== Given information

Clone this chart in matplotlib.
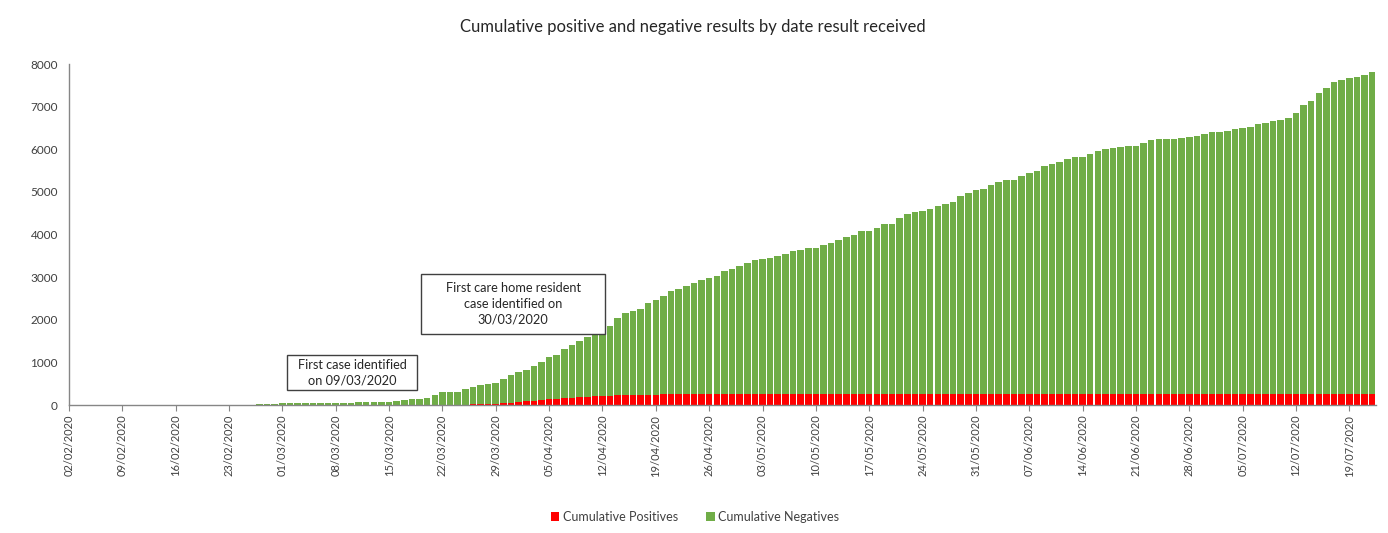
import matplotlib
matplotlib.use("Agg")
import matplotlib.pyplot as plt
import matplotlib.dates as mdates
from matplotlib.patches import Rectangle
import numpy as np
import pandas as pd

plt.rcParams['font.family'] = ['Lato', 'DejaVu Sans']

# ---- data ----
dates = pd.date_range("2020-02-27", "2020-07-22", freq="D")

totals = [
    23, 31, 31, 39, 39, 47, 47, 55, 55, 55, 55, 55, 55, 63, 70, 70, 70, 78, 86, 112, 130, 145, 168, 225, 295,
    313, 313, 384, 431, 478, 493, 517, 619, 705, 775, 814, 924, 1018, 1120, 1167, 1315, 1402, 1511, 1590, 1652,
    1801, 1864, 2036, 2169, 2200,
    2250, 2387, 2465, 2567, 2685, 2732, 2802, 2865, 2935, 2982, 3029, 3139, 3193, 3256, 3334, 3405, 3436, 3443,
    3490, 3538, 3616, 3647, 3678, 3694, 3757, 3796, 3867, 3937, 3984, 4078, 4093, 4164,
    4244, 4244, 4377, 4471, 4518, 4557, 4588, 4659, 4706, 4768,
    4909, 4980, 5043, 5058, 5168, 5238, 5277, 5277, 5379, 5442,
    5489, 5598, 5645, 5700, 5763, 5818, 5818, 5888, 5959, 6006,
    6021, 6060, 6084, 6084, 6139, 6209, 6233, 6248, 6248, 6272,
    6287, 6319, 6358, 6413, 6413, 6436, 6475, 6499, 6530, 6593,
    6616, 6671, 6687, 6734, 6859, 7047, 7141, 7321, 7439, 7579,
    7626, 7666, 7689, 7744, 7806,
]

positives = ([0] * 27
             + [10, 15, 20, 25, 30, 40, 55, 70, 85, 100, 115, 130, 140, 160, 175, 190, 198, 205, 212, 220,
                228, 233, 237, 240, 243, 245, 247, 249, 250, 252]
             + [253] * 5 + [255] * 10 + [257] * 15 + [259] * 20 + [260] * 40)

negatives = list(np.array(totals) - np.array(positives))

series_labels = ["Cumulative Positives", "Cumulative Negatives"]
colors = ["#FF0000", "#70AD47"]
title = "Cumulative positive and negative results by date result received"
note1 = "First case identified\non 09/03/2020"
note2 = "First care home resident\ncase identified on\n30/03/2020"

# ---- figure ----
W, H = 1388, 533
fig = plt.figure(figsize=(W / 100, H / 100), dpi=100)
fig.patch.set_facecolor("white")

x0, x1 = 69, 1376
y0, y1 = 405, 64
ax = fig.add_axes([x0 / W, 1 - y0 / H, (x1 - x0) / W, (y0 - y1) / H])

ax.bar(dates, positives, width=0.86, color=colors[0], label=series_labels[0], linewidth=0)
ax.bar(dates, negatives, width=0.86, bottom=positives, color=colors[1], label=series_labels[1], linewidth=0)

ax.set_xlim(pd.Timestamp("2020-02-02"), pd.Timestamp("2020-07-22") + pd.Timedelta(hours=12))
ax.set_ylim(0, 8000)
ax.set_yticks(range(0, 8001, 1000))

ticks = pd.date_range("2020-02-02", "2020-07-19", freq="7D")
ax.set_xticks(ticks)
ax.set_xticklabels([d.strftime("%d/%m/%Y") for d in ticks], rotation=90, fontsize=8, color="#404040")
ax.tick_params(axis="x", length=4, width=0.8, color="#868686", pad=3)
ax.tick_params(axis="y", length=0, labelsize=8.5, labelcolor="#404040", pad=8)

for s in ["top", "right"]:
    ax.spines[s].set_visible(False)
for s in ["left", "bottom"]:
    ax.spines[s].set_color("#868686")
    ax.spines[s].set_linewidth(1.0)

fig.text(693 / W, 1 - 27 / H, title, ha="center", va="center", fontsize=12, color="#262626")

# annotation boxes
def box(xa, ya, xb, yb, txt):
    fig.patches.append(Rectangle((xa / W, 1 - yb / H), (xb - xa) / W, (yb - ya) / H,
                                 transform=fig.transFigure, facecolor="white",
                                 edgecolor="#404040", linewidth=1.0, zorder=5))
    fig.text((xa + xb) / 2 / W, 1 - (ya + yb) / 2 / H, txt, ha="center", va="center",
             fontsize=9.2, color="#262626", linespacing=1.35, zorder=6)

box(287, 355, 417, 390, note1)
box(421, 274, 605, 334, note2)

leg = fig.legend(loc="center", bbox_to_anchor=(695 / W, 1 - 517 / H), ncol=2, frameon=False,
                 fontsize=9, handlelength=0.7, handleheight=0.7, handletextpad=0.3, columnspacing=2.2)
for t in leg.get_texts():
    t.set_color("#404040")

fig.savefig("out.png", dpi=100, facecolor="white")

====

Leave the images out, please, and restate each line word for word.

Clone this chart in matplotlib.
import matplotlib
matplotlib.use("Agg")
import matplotlib.pyplot as plt
import matplotlib.dates as mdates
from matplotlib.patches import Rectangle
import numpy as np
import pandas as pd

plt.rcParams['font.family'] = ['Lato', 'DejaVu Sans']

# ---- data ----
dates = pd.date_range("2020-02-27", "2020-07-22", freq="D")

totals = [
    23, 31, 31, 39, 39, 47, 47, 55, 55, 55, 55, 55, 55, 63, 70, 70, 70, 78, 86, 112, 130, 145, 168, 225, 295,
    313, 313, 384, 431, 478, 493, 517, 619, 705, 775, 814, 924, 1018, 1120, 1167, 1315, 1402, 1511, 1590, 1652,
    1801, 1864, 2036, 2169, 2200,
    2250, 2387, 2465, 2567, 2685, 2732, 2802, 2865, 2935, 2982, 3029, 3139, 3193, 3256, 3334, 3405, 3436, 3443,
    3490, 3538, 3616, 3647, 3678, 3694, 3757, 3796, 3867, 3937, 3984, 4078, 4093, 4164,
    4244, 4244, 4377, 4471, 4518, 4557, 4588, 4659, 4706, 4768,
    4909, 4980, 5043, 5058, 5168, 5238, 5277, 5277, 5379, 5442,
    5489, 5598, 5645, 5700, 5763, 5818, 5818, 5888, 5959, 6006,
    6021, 6060, 6084, 6084, 6139, 6209, 6233, 6248, 6248, 6272,
    6287, 6319, 6358, 6413, 6413, 6436, 6475, 6499, 6530, 6593,
    6616, 6671, 6687, 6734, 6859, 7047, 7141, 7321, 7439, 7579,
    7626, 7666, 7689, 7744, 7806,
]

positives = ([0] * 27
             + [10, 15, 20, 25, 30, 40, 55, 70, 85, 100, 115, 130, 140, 160, 175, 190, 198, 205, 212, 220,
                228, 233, 237, 240, 243, 245, 247, 249, 250, 252]
             + [253] * 5 + [255] * 10 + [257] * 15 + [259] * 20 + [260] * 40)

negatives = list(np.array(totals) - np.array(positives))

series_labels = ["Cumulative Positives", "Cumulative Negatives"]
colors = ["#FF0000", "#70AD47"]
title = "Cumulative positive and negative results by date result received"
note1 = "First case identified\non 09/03/2020"
note2 = "First care home resident\ncase identified on\n30/03/2020"

# ---- figure ----
W, H = 1388, 533
fig = plt.figure(figsize=(W / 100, H / 100), dpi=100)
fig.patch.set_facecolor("white")

x0, x1 = 69, 1376
y0, y1 = 405, 64
ax = fig.add_axes([x0 / W, 1 - y0 / H, (x1 - x0) / W, (y0 - y1) / H])

ax.bar(dates, positives, width=0.86, color=colors[0], label=series_labels[0], linewidth=0)
ax.bar(dates, negatives, width=0.86, bottom=positives, color=colors[1], label=series_labels[1], linewidth=0)

ax.set_xlim(pd.Timestamp("2020-02-02"), pd.Timestamp("2020-07-22") + pd.Timedelta(hours=12))
ax.set_ylim(0, 8000)
ax.set_yticks(range(0, 8001, 1000))

ticks = pd.date_range("2020-02-02", "2020-07-19", freq="7D")
ax.set_xticks(ticks)
ax.set_xticklabels([d.strftime("%d/%m/%Y") for d in ticks], rotation=90, fontsize=8, color="#404040")
ax.tick_params(axis="x", length=4, width=0.8, color="#868686", pad=3)
ax.tick_params(axis="y", length=0, labelsize=8.5, labelcolor="#404040", pad=8)

for s in ["top", "right"]:
    ax.spines[s].set_visible(False)
for s in ["left", "bottom"]:
    ax.spines[s].set_color("#868686")
    ax.spines[s].set_linewidth(1.0)

fig.text(693 / W, 1 - 27 / H, title, ha="center", va="center", fontsize=12, color="#262626")

# annotation boxes
def box(xa, ya, xb, yb, txt):
    fig.patches.append(Rectangle((xa / W, 1 - yb / H), (xb - xa) / W, (yb - ya) / H,
                                 transform=fig.transFigure, facecolor="white",
                                 edgecolor="#404040", linewidth=1.0, zorder=5))
    fig.text((xa + xb) / 2 / W, 1 - (ya + yb) / 2 / H, txt, ha="center", va="center",
             fontsize=9.2, color="#262626", linespacing=1.35, zorder=6)

box(287, 355, 417, 390, note1)
box(421, 274, 605, 334, note2)

leg = fig.legend(loc="center", bbox_to_anchor=(695 / W, 1 - 517 / H), ncol=2, frameon=False,
                 fontsize=9, handlelength=0.7, handleheight=0.7, handletextpad=0.3, columnspacing=2.2)
for t in leg.get_texts():
    t.set_color("#404040")

fig.savefig("out.png", dpi=100, facecolor="white")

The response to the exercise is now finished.